Lecture 1 走向太空
Wors Tips
radically adv.根本地;彻底地 obstacle n.障碍;障碍物
spaceshuttle 航天飞机 enormous adj.巨大的
misconception n.错误认识;误解 velocity n.速度
haulup 拖上去,拉上去 fraction n.小部分;少量
feasible adj.可行的 lightweight adj.轻量的,薄型的
tensile adj.张力的;拉力的 nanotube n.纳米管
ribbon n.丝带;带子
Listen to the following recording and answer questions 1-4.
1)A.It’s too costly.
B.The current technology is unable to do it.
C.It’s prohibited by laws.
D.It’s feared that there might be aliens.

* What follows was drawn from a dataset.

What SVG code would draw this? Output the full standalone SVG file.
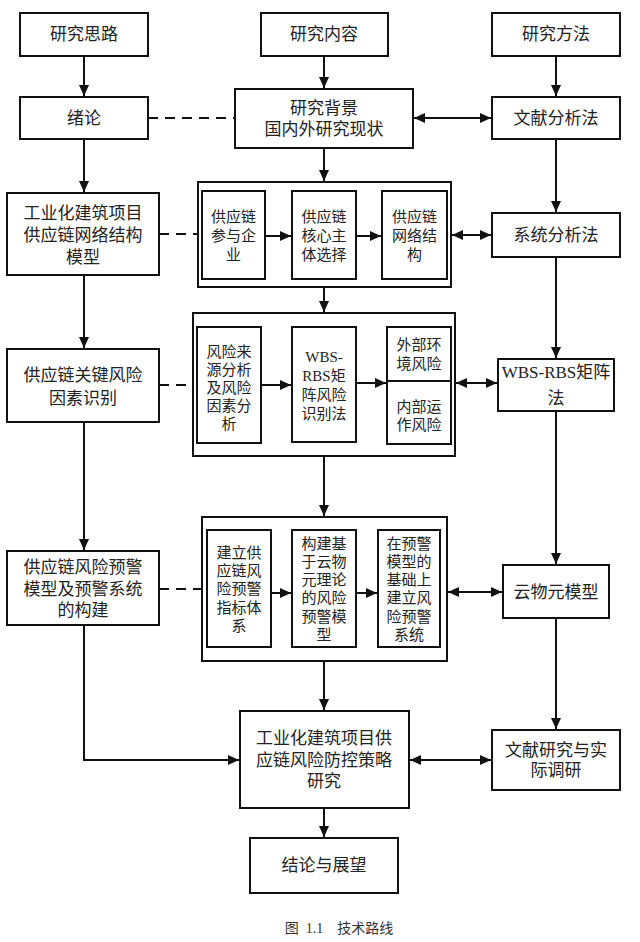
<svg xmlns="http://www.w3.org/2000/svg" width="640" height="942" viewBox="0 0 640 942">
<style>
.b{fill:#fff;stroke:#111;stroke-width:2}
.t{font-family:"Liberation Serif","Noto Sans CJK SC",serif;font-size:17px;fill:#222;text-anchor:middle}
.s{font-family:"Liberation Serif","Noto Sans CJK SC",serif;font-size:15px;fill:#222;text-anchor:middle}
.c{stroke:#111;stroke-width:2;fill:none}
.d{stroke:#111;stroke-width:2;fill:none;stroke-dasharray:10 7}
</style>
<defs>
<marker id="a" markerUnits="userSpaceOnUse" markerWidth="12" markerHeight="10" refX="11" refY="5" orient="auto-start-reverse">
<path d="M0,0 L11,5 L0,10 z" fill="#111"/>
</marker>
</defs>
<rect width="640" height="942" fill="#fff"/>

<g id="connectors">
<path class="c" d="M84,56 V96" marker-end="url(#a)"/>
<path class="c" d="M84,139 V192" marker-end="url(#a)"/>
<path class="c" d="M84,275 V348" marker-end="url(#a)"/>
<path class="c" d="M84,422 V550" marker-end="url(#a)"/>
<path class="c" d="M84,625 V760 H239" marker-end="url(#a)"/>
<path class="c" d="M324,56 V88" marker-end="url(#a)"/>
<path class="c" d="M324,148 V181" marker-end="url(#a)"/>
<path class="c" d="M324,287 V312" marker-end="url(#a)"/>
<path class="c" d="M324,456 V516" marker-end="url(#a)"/>
<path class="c" d="M324,661 V710" marker-end="url(#a)"/>
<path class="c" d="M324,808 V837" marker-end="url(#a)"/>
<path class="c" d="M556,56 V96" marker-end="url(#a)"/>
<path class="c" d="M556,139 V212" marker-end="url(#a)"/>
<path class="c" d="M556,257 V358" marker-end="url(#a)"/>
<path class="c" d="M556,411 V564" marker-end="url(#a)"/>
<path class="c" d="M556,618 V729" marker-end="url(#a)"/>
<path class="d" d="M148,118 H235"/>
<path class="d" d="M159,234 H198"/>
<path class="d" d="M159,385 H193"/>
<path class="d" d="M159,589 H202"/>
<path class="c" d="M414,118 H491" marker-start="url(#a)" marker-end="url(#a)"/>
<path class="c" d="M452,235 H491" marker-start="url(#a)" marker-end="url(#a)"/>
<path class="c" d="M456,383 H497" marker-start="url(#a)" marker-end="url(#a)"/>
<path class="c" d="M448,592 H502" marker-start="url(#a)" marker-end="url(#a)"/>
<path class="c" d="M410,760 H491" marker-start="url(#a)" marker-end="url(#a)"/>
</g>

<g id="n-silu"><rect class="b" x="20" y="13" width="128" height="43"/><text class="t" x="84" y="40">研究思路</text></g>
<g id="n-neirong"><rect class="b" x="261" y="13" width="127" height="43"/><text class="t" x="324" y="40">研究内容</text></g>
<g id="n-fangfa"><rect class="b" x="492" y="13" width="128" height="43"/><text class="t" x="556" y="40">研究方法</text></g>

<g id="n-xulun"><rect class="b" x="20" y="97" width="128" height="42"/><text class="t" x="84" y="124">绪论</text></g>
<g id="n-beijing"><rect class="b" x="235" y="89" width="178" height="59"/><text class="t" x="324" y="114">研究背景</text><text class="t" x="324" y="135">国内外研究现状</text></g>
<g id="n-wenxian"><rect class="b" x="492" y="97" width="128" height="42"/><text class="t" x="556" y="124">文献分析法</text></g>

<g id="n-wangluo"><rect class="b" x="7" y="193" width="152" height="82"/><text class="t" x="83" y="219">工业化建筑项目</text><text class="t" x="83" y="241">供应链网络结构</text><text class="t" x="83" y="263">模型</text></g>
<g id="n-box1">
<rect class="b" x="198" y="182" width="253" height="105"/>
<rect class="b" x="202" y="191" width="63" height="88"/>
<text class="s" x="233.5" y="222">供应链</text><text class="s" x="233.5" y="241">参与企</text><text class="s" x="233.5" y="260">业</text>
<rect class="b" x="292" y="191" width="64" height="88"/>
<text class="s" x="324" y="222">供应链</text><text class="s" x="324" y="241">核心主</text><text class="s" x="324" y="260">体选择</text>
<rect class="b" x="382" y="191" width="65" height="88"/>
<text class="s" x="414.5" y="222">供应链</text><text class="s" x="414.5" y="241">网络结</text><text class="s" x="414.5" y="260">构</text>
<path class="c" d="M265,236 H291" marker-end="url(#a)"/>
<path class="c" d="M356,236 H381" marker-end="url(#a)"/>
</g>
<g id="n-xitong"><rect class="b" x="492" y="213" width="128" height="44"/><text class="t" x="556" y="241">系统分析法</text></g>

<g id="n-guanjian"><rect class="b" x="7" y="349" width="152" height="73"/><text class="t" x="83" y="381">供应链关键风险</text><text class="t" x="83" y="404">因素识别</text></g>
<g id="n-box2">
<rect class="b" x="193" y="313" width="262" height="143"/>
<rect class="b" x="197" y="327" width="64" height="116"/>
<text class="s" x="229" y="357">风险来</text><text class="s" x="229" y="375">源分析</text><text class="s" x="229" y="393">及风险</text><text class="s" x="229" y="411">因素分</text><text class="s" x="229" y="429">析</text>
<rect class="b" x="292" y="327" width="64" height="115"/>
<text class="s" x="324" y="362">WBS-</text><text class="s" x="324" y="381">RBS矩</text><text class="s" x="324" y="400">阵风险</text><text class="s" x="324" y="419">识别法</text>
<rect class="b" x="387" y="327" width="64" height="117"/>
<path class="c" d="M387,381 H451"/>
<text class="s" x="419" y="350">外部环</text><text class="s" x="419" y="369">境风险</text>
<text class="s" x="419" y="412">内部运</text><text class="s" x="419" y="430">作风险</text>
<path class="c" d="M261,385 H291" marker-end="url(#a)"/>
<path class="c" d="M356,383 H386" marker-end="url(#a)"/>
</g>
<g id="n-wbs"><rect class="b" x="498" y="359" width="116" height="52"/><text class="t" x="556" y="378">WBS-RBS矩阵</text><text class="t" x="556" y="404">法</text></g>

<g id="n-yujing"><rect class="b" x="7" y="551" width="152" height="74"/><text class="t" x="83" y="573">供应链风险预警</text><text class="t" x="83" y="595">模型及预警系统</text><text class="t" x="83" y="616">的构建</text></g>
<g id="n-box3">
<rect class="b" x="202" y="517" width="245" height="144"/>
<rect class="b" x="207" y="530" width="64" height="117"/>
<text class="s" x="239" y="558">建立供</text><text class="s" x="239" y="576">应链风</text><text class="s" x="239" y="594">险预警</text><text class="s" x="239" y="613">指标体</text><text class="s" x="239" y="631">系</text>
<rect class="b" x="292" y="530" width="64" height="117"/>
<text class="s" x="324" y="549">构建基</text><text class="s" x="324" y="567">于云物</text><text class="s" x="324" y="585">元理论</text><text class="s" x="324" y="603">的风险</text><text class="s" x="324" y="622">预警模</text><text class="s" x="324" y="640">型</text>
<rect class="b" x="378" y="530" width="62" height="117"/>
<text class="s" x="409" y="549">在预警</text><text class="s" x="409" y="567">模型的</text><text class="s" x="409" y="585">基础上</text><text class="s" x="409" y="603">建立风</text><text class="s" x="409" y="622">险预警</text><text class="s" x="409" y="640">系统</text>
<path class="c" d="M271,593 H291" marker-end="url(#a)"/>
<path class="c" d="M356,593 H377" marker-end="url(#a)"/>
</g>
<g id="n-yunwu"><rect class="b" x="503" y="565" width="106" height="53"/><text class="t" x="556" y="598">云物元模型</text></g>

<g id="n-celue"><rect class="b" x="240" y="711" width="169" height="97"/><text class="t" x="324" y="744">工业化建筑项目供</text><text class="t" x="324" y="766">应链风险防控策略</text><text class="t" x="324" y="787">研究</text></g>
<g id="n-diaoyan"><rect class="b" x="492" y="730" width="128" height="60"/><text class="t" x="556" y="756">文献研究与实</text><text class="t" x="556" y="776">际调研</text></g>
<g id="n-jielun"><rect class="b" x="250" y="838" width="148" height="55"/><text class="t" x="324" y="871">结论与展望</text></g>

<text x="339" y="933" style="font-family:'Liberation Serif','Noto Sans CJK SC',serif;font-size:14px;fill:#333;text-anchor:middle" xml:space="preserve">图  1.1    技术路线</text>
</svg>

2)A.to demonstrate his familiarity with certain new types of technology
B.to make sure he understands the point the professor is making
C.to raise an objection to the professor’s claims about escape velocity
D.to provide a humorous example for the other students’ amusement
3)A.to build a tall tower
B.to build a huge rocket
C.to build a long ladder
D.to build an elevator
4)A.fragile and hard
B.heavy and soft
C.strong and flexible
D.fragile and light
听力原文
Professor:Today let’s begin to look at structural engineering in the Space Age.Uh,new problem,new possibilities mean we can think in new ways,find radically different approaches.So let’s consider,uh,well,what would you say is the biggest obstacle today to putting structures,equipment,people,uh,anything really,into space?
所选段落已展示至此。